I must admit I have not yet read Driving to Treblinka, but I am on the long list of library customers who have reserved it to read. I have, however, read all The Listener articles that were the precursors for this book.
The moderator for this session was Philip Matthews, former colleague of Diana Wichtel, but now writing for The Press. He opened the session with some lines from Leonard Cohen's First We Take Manhattan: "It's Father's Day and everybody's wounded."
Matthews suggested that Driving to Treblinka was a contribution to world history, but Wichtel demurred. She said that her father's side of her personal history had remained in silence with a lot unsaid for many years until she reached a certain age. She was spurred by one of her daughters and a niece who said she must find where her father was buried.
When Wichtel was asked to provide a memoir piece and recipe for a book called Mixed Blessings, she was reluctant, but eventually wrote a piece. This was another spur to start researching the life of her father who was a Polish Jew who survived the Holocaust by jumping from a train bound for the Nazi death camp, Treblinka. He was sheltered by partisans for the rest of the war. He ended up emigrating to Vancouver, Canada, where he met her Kiwi mother who was on her OE and ended up working at her father's business.

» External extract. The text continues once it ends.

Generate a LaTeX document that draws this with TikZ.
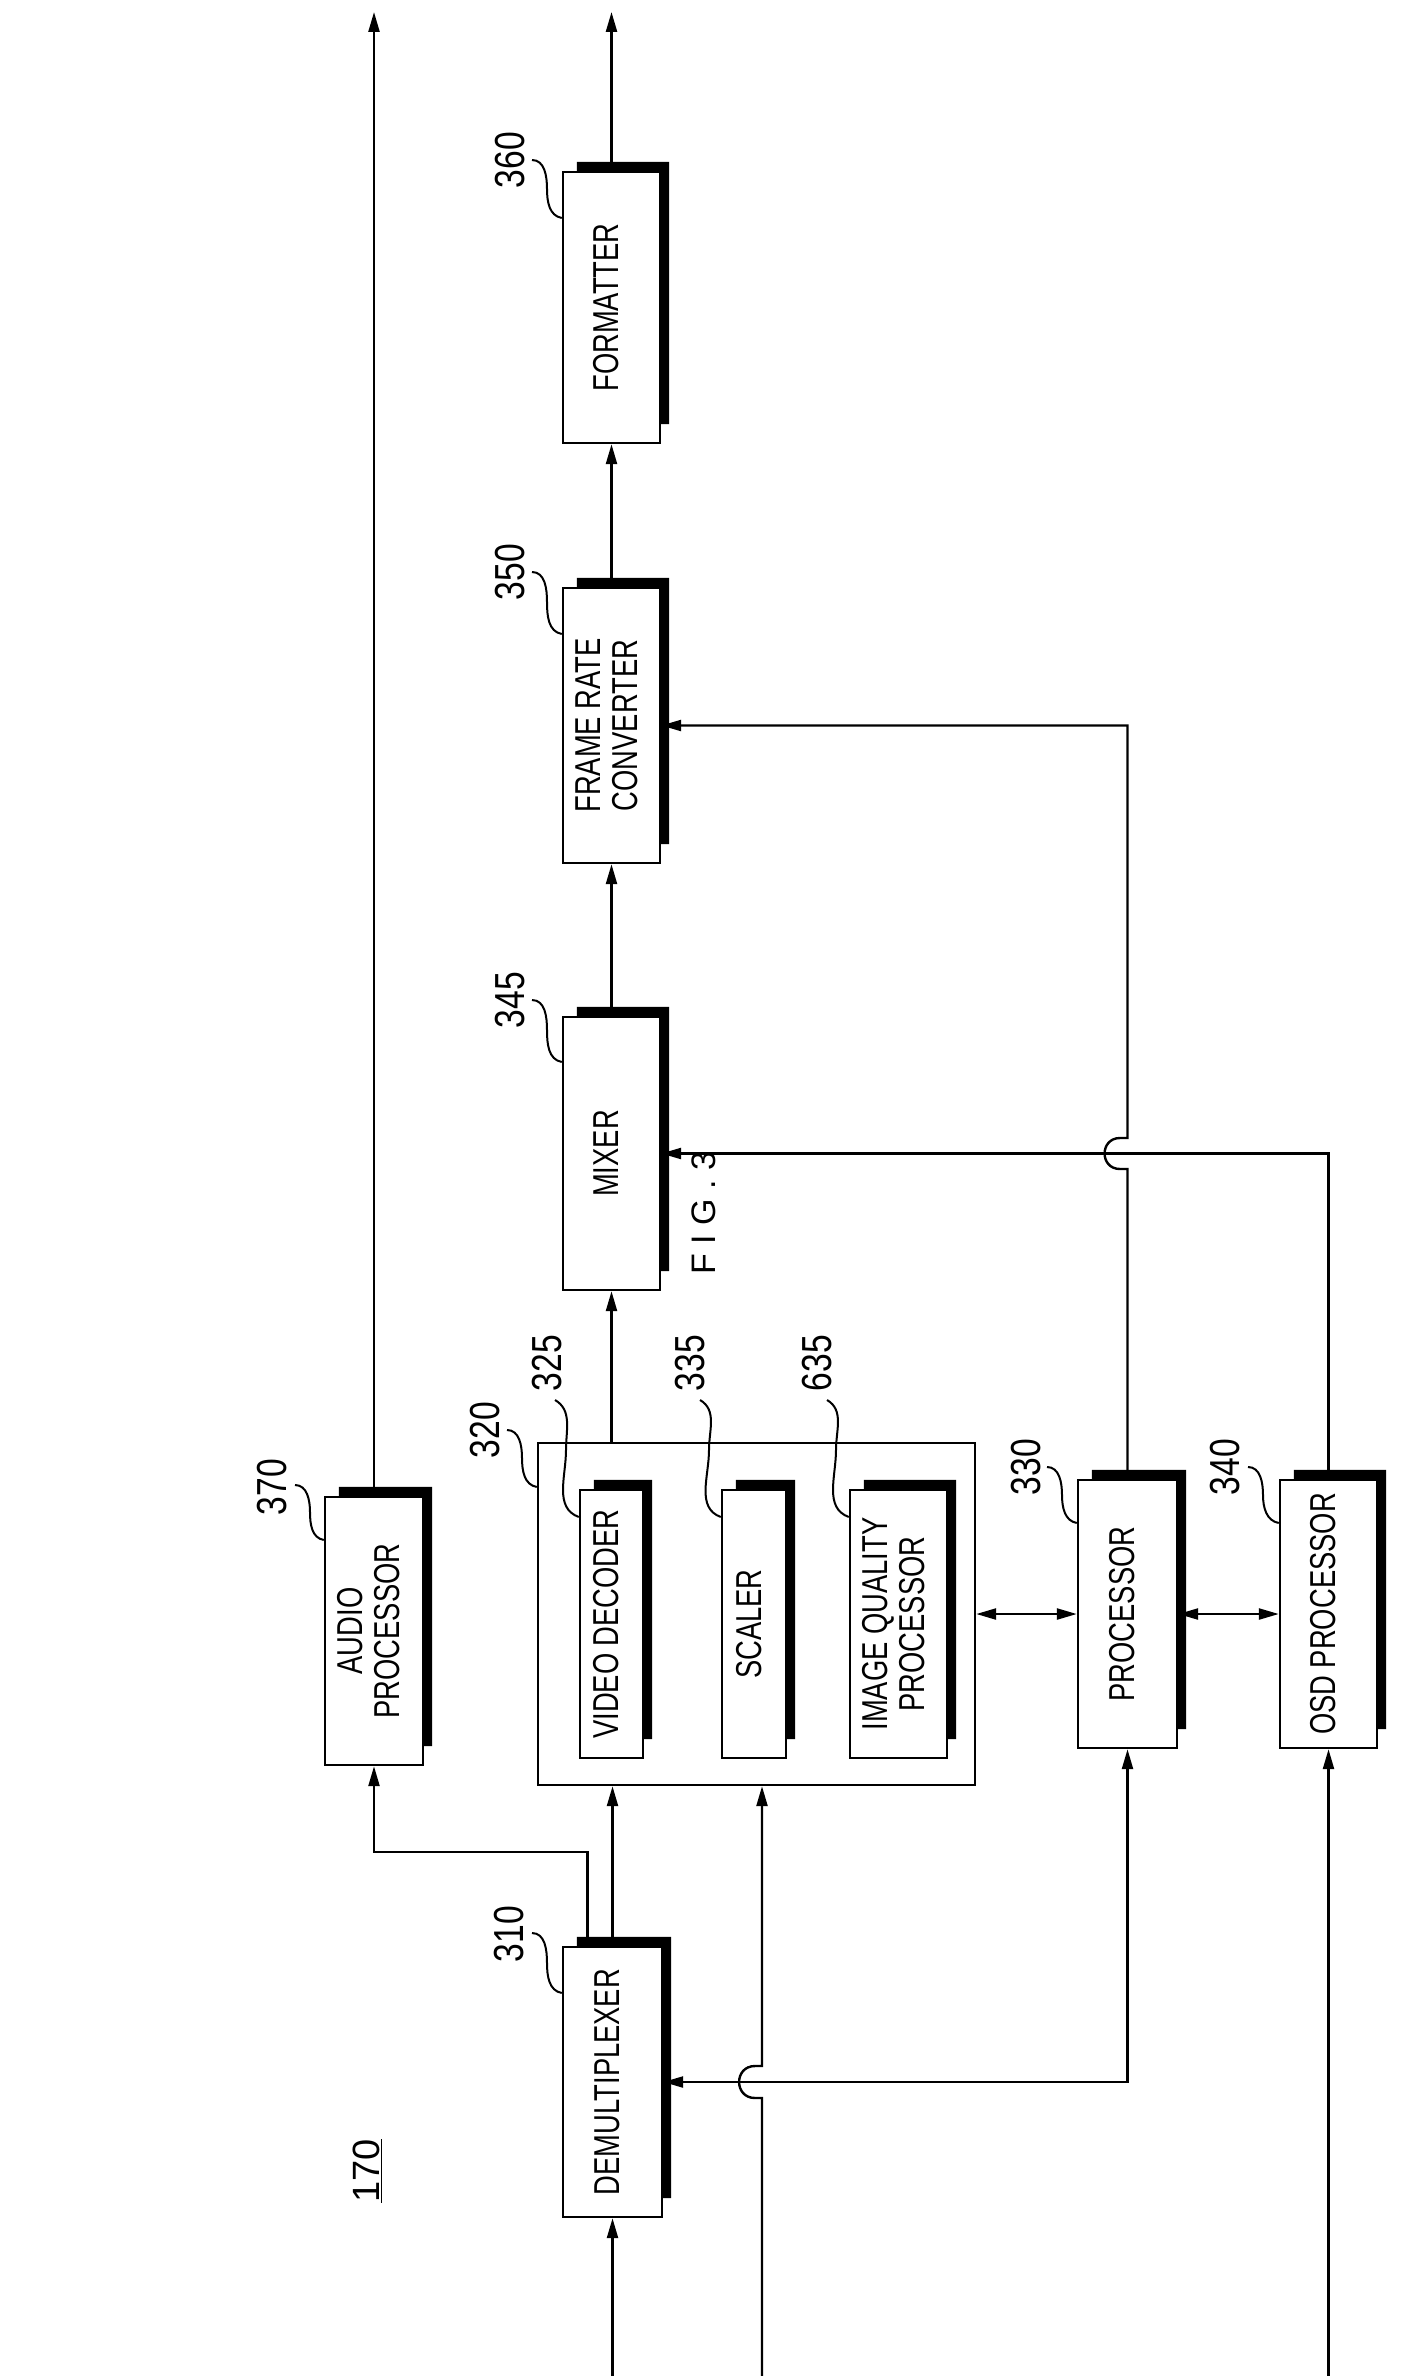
\documentclass[tikz,border=0pt]{standalone}
\usepackage{fontspec}
\setmainfont{Liberation Sans}
\usetikzlibrary{arrows.meta,calc}
\newcommand{\bt}[1]{\rotatebox{90}{\scalebox{0.76}[1]{\fontsize{36}{37}\selectfont\begin{tabular}{@{}c@{}}#1\end{tabular}}}}
\newcommand{\nt}[1]{\rotatebox{90}{\scalebox{0.8}[1]{\fontsize{42}{42}\selectfont #1}}}
\newcommand{\blk}[6]{%
  \node[box,minimum width=#4pt,minimum height=#5pt] (#1) at (#2,#3) {#6};
  \fill ($(#1.north west)+(15,-9)$) -- ($(#1.north east)+(8,-9)$) -- ($(#1.south east)+(8,-20)$) -- ($(#1.south east)+(0,-20)$) -- (#1.north east) -- ($(#1.north west)+(15,0)$) -- cycle;}
\begin{document}
\begin{tikzpicture}[x=1pt,y=-1pt,
  box/.style={draw,line width=2.4pt,inner sep=0pt,rectangle},
  ln/.style={line width=2.4pt},
  ar/.style={ln,-{Triangle[length=20pt,width=11pt]}},
  ba/.style={ln,{Triangle[length=20pt,width=11pt]}-{Triangle[length=20pt,width=11pt]}},
  ld/.style={line width=2pt}]
\useasboundingbox (0,0) rectangle (1407,2376);
\node[box,minimum width=437pt,minimum height=342pt] (big) at (756.5,1614) {};
\blk{dmx}{612.5}{2082}{99}{270}{\bt{DEMULTIPLEXER}}
\blk{aud}{374}{1631}{98}{268}{\bt{AUDIO\\PROCESSOR}}
\blk{vd}{611.5}{1624}{63}{268}{\bt{VIDEO DECODER}}
\blk{sc}{754}{1624}{64}{268}{\bt{SCALER}}
\blk{iqp}{898.5}{1624}{97}{268}{\bt{IMAGE QUALITY\\PROCESSOR}}
\blk{proc}{1127.5}{1614}{99}{268}{\bt{PROCESSOR}}
\blk{osd}{1328.5}{1614}{97}{268}{\bt{OSD PROCESSOR}}
\blk{mix}{611.5}{1153.5}{97}{273}{\bt{MIXER}}
\blk{frc}{611.5}{725.5}{97}{275}{\bt{FRAME RATE\\CONVERTER}}
\blk{fmt}{611.5}{307.5}{97}{271}{\bt{FORMATTER}}
\node (fig) at (704,1213) {\rotatebox{90}{\fontsize{34}{34}\selectfont F I G . 3}};
\node (ref) at (367,2171) {\rotatebox{90}{\fontsize{38}{38}\selectfont\underline{170}}};
\coordinate (i1) at (612.5,2376);
\coordinate (i2) at (762,2376);
\coordinate (i3) at (1328.5,2376);
\coordinate (o1) at (374,12);
\coordinate (o2) at (611.5,12);
\draw[ar] (i1) -- (dmx.south);
\draw[ar] (dmx.north) -- (dmx.north |- big.south);
\draw[ar] ($(dmx.north)+(-25,0)$) -- ++(0,-94) -| (aud.south);
\draw[ar] (aud.north) -- (o1);
\draw[ar] (i2) -- (762,2098) -- (755,2098) to[out=180,in=180,looseness=1.7] (755,2066) -- (762,2066) -- (i2 |- big.south);
\draw[ba] (dmx.east) -- (proc.south |- dmx.east) -- (proc.south);
\draw[ba] (big.east) -- (proc.west);
\draw[ba] (proc.east) -- (osd.west);
\draw[ar] (i3) -- (osd.south);
\draw[ar] (osd.north) |- (mix.east);
\draw[ar] (proc.north) -- (1127.5,1169) -- (1120,1169) to[out=180,in=180,looseness=1.7] (1120,1138) -- (1127.5,1138) |- (frc.east);
\draw[ar] (mix.south |- big.north) -- (mix.south);
\draw[ar] (mix.north) -- (frc.south);
\draw[ar] (frc.north) -- (fmt.south);
\draw[ar] (fmt.north) -- (o2);
\node (n310) at (509,1934) {\nt{310}};
\draw[ld] (532,1933) to[out=0,in=90] (547,1963) to[out=-90,in=170] (dmx.north west |- 0,1993);
\node (n370) at (272,1487) {\nt{370}};
\draw[ld] (295,1485) to[out=0,in=90] (310,1512) to[out=-90,in=170] (aud.north west |- 0,1540);
\node (n320) at (485,1430) {\nt{320}};
\draw[ld] (507,1430) to[out=0,in=90] (522,1458) to[out=-90,in=170] (big.north west |- 0,1487);
\node (n325) at (547,1363) {\nt{325}};
\draw[ld] (555,1400) to[out=-30,in=90] (566,1450) to[out=-90,in=160] (vd.north west |- 0,1517);
\node (n335) at (690,1363) {\nt{335}};
\draw[ld] (700,1400) to[out=-30,in=90] (709,1450) to[out=-90,in=160] (sc.north west |- 0,1517);
\node (n635) at (817,1363) {\nt{635}};
\draw[ld] (827,1400) to[out=-30,in=90] (836,1450) to[out=-90,in=160] (iqp.north west |- 0,1517);
\node (n330) at (1026,1467) {\nt{330}};
\draw[ld] (1047,1467) to[out=0,in=90] (1062,1495) to[out=-90,in=170] (proc.north west |- 0,1523);
\node (n340) at (1225,1467) {\nt{340}};
\draw[ld] (1248,1467) to[out=0,in=90] (1263,1495) to[out=-90,in=170] (osd.north west |- 0,1523);
\node (n345) at (510,1000) {\nt{345}};
\draw[ld] (532,1000) to[out=0,in=90] (547,1030) to[out=-90,in=170] (mix.north west |- 0,1062);
\node (n350) at (510,572) {\nt{350}};
\draw[ld] (532,572) to[out=0,in=90] (547,602) to[out=-90,in=170] (frc.north west |- 0,634);
\node (n360) at (510,160) {\nt{360}};
\draw[ld] (532,160) to[out=0,in=90] (547,189) to[out=-90,in=170] (fmt.north west |- 0,218);
\end{tikzpicture}
\end{document}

When Wichtel was 13, her family migrated to New Zealand. The children believed that their father was to follow them after tying up the loose ends of their lives in Vancouver. He never did and she discovered her parents' marriage had been disintegrating. As fate would have it, her mother met another man in Auckland who was also from Vancouver. He became Wichtel's stepfather. When Wichtel was 19, her actual father became ill, but she could not afford to return to Canada to see him.
But once Wichtel's own children had grown up, she was freed to follow the impetus to research her family's Jewish heritage with her father as the pivotal identity. Wichtel was approached by Mary Varnham of Awa Press and, over four years, with some welcome assistance from her Grimshaw Sargeson Fellowship, she researched and wrote Driving to Treblinka.
Wichtel realised that from the outset the book had to be a personal story. She reasoned that if she was exposing her family, she had to expose herself. She stresses to the audience that it is her story and her version of the family's history as honestly as she can portray it. She found that when she committed to writing the book, many of her own memories were recalled that she had imagined were lost to her.
When she interviewed Daniel Mendelsohn, author of The Lost: A Search for Six of Six Million, he told her that "you have to open the door to the past, knowing you won't shut it again." And while working on the book, she felt that she had entered "the stream of history" which unkindly spat her out once her book was published. Worried about her wider family's reception of her book, Wichtel had three months of anxiety after publication, but then realised to her delight that the family welcomed the book and were pleased she had written it.
Matthews joked that she had been a pioneer of what is now called "dark tourism" and she recounted some of the uncomfortable feelings she had experienced in Poland and in Israel. On a guided tour of Treblinka, she felt it was wrong that there was a cafe on the site. At Yad Vashem, Israel's official memorial to the victims of the Holocaust, she saw a guide, himself a survivor, posing for pictures with school children. Another guide was adamant this was not allowed, but Wichtel felt that if the man had survived the Holocaust, then he should be the judge of its appropriateness. She encountered contentious displays of pre-war Jewish life in Krakow and she felt that it airbrushed the anti-semitism that had been present in Poland before and during World War Two. She joked that many people referred to this display area as "Jewrassic Park".
She read an extract entitled "Snowing in Vancouver" about the last times she had spent with her father in 1964 before migrating to New Zealand at age 13.
Wichtel said the chapter called "Shouting at the Newspaper" was all too relevant with the many falsehoods being spread in the media about Jewish society, Jewish culture and the Holocaust and also the rise of the far-right in Europe and America.
She moved me to free the moths from my wallet. To paraphrase Jane Eyre: "Reader, I bought the book."